__WHAT IS NEEDED__
Pick out all lines with the word "matplotlib" from the records that follow.
● ● ● ●
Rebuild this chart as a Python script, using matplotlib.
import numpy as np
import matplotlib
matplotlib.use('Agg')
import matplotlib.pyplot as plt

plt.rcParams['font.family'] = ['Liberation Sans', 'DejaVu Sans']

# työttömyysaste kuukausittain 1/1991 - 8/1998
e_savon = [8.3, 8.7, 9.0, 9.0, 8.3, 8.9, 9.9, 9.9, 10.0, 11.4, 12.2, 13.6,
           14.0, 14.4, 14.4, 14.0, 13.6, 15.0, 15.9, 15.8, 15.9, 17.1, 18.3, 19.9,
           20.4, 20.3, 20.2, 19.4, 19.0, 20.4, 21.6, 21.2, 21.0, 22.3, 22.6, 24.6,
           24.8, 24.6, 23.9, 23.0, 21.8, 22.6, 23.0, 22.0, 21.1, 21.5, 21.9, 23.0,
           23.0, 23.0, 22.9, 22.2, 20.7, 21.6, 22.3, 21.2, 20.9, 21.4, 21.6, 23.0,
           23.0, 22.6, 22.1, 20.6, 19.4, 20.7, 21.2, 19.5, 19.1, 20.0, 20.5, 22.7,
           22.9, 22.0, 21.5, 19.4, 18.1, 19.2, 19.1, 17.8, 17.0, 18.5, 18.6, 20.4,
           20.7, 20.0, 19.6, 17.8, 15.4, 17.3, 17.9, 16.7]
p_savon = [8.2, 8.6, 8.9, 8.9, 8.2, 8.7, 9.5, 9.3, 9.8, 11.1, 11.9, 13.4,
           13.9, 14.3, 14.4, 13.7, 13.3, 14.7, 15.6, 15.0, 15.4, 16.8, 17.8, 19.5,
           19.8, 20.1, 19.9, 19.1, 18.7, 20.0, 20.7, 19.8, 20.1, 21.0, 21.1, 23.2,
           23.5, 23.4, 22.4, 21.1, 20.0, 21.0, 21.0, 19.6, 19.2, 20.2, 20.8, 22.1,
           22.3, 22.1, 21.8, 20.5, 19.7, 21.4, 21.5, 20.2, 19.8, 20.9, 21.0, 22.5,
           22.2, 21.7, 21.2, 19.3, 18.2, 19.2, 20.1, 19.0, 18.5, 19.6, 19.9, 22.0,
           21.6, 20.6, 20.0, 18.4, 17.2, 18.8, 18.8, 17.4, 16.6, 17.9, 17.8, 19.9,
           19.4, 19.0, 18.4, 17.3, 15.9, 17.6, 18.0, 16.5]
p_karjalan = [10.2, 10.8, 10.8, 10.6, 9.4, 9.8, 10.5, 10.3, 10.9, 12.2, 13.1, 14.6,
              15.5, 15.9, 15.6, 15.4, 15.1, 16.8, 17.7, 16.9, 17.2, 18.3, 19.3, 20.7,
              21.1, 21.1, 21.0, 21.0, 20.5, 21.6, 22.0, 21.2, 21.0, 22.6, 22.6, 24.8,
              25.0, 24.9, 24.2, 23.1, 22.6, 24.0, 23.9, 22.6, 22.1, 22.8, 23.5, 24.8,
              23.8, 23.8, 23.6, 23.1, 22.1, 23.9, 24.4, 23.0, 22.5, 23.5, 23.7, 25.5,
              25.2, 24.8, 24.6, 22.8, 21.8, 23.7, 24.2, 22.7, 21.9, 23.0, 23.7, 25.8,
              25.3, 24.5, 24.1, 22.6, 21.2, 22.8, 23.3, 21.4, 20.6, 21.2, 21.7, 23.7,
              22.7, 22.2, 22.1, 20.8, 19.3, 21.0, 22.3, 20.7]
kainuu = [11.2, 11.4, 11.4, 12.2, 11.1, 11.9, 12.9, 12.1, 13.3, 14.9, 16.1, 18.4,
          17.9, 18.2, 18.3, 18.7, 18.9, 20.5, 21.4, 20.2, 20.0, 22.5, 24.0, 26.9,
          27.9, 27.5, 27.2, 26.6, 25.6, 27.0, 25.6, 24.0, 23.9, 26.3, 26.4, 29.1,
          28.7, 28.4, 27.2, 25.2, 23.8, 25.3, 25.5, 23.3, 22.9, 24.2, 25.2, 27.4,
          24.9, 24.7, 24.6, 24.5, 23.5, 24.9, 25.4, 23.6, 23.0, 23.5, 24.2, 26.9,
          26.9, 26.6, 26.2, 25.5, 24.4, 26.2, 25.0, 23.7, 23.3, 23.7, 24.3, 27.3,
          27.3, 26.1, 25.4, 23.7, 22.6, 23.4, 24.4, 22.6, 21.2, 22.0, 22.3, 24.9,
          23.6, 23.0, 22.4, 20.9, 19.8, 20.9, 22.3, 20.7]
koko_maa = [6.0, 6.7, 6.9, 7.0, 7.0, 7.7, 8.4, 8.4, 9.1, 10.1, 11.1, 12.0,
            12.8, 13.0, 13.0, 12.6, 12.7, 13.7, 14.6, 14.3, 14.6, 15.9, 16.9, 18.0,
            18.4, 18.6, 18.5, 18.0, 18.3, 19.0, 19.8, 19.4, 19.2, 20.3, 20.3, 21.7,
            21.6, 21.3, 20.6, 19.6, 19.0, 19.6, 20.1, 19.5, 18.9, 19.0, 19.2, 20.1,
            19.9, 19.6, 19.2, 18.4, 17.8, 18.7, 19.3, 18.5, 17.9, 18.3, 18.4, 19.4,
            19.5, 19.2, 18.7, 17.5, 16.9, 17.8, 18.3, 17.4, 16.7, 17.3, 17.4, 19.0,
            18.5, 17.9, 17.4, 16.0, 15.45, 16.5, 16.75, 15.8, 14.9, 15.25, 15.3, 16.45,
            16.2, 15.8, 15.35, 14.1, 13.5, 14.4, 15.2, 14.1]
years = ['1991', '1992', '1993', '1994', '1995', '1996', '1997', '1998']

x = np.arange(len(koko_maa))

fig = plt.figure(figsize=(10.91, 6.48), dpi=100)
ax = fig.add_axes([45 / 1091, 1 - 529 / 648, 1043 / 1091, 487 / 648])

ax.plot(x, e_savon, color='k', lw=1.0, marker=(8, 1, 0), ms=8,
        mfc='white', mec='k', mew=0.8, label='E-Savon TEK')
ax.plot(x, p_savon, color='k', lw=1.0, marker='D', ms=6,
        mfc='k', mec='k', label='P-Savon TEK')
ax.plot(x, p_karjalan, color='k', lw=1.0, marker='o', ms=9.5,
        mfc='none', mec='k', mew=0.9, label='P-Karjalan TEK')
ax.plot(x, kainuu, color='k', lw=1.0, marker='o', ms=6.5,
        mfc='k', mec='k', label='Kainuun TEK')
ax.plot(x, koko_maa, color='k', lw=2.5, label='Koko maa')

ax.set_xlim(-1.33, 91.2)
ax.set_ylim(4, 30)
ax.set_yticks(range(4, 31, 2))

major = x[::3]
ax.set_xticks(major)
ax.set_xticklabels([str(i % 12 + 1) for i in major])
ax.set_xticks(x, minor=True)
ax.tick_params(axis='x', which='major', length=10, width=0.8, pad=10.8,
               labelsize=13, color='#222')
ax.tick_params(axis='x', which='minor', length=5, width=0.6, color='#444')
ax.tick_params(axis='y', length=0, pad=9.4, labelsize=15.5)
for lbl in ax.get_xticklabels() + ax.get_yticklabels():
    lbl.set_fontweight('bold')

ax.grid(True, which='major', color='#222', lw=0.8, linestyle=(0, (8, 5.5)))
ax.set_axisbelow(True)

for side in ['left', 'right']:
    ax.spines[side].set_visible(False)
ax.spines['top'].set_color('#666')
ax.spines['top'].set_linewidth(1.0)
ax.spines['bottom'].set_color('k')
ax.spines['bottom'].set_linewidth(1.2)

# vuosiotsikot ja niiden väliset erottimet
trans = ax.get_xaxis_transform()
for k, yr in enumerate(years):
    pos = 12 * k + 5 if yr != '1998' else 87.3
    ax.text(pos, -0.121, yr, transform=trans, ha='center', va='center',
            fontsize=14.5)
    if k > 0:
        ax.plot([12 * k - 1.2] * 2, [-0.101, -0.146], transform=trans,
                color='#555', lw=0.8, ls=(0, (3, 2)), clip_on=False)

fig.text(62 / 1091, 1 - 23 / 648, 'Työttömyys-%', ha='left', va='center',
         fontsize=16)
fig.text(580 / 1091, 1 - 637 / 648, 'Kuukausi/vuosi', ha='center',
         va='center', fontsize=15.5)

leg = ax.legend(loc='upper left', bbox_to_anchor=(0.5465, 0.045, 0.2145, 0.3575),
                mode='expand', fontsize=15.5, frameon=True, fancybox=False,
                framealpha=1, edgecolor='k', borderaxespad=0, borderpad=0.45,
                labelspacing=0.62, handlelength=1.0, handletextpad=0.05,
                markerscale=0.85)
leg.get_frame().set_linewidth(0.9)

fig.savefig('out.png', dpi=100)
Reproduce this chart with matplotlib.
● ● ● ●
__RESULT OF THIS EXERCISE__
Rebuild this chart as a Python script, using matplotlib.
import matplotlib
matplotlib.use('Agg')
import matplotlib.pyplot as plt
Reproduce this chart with matplotlib.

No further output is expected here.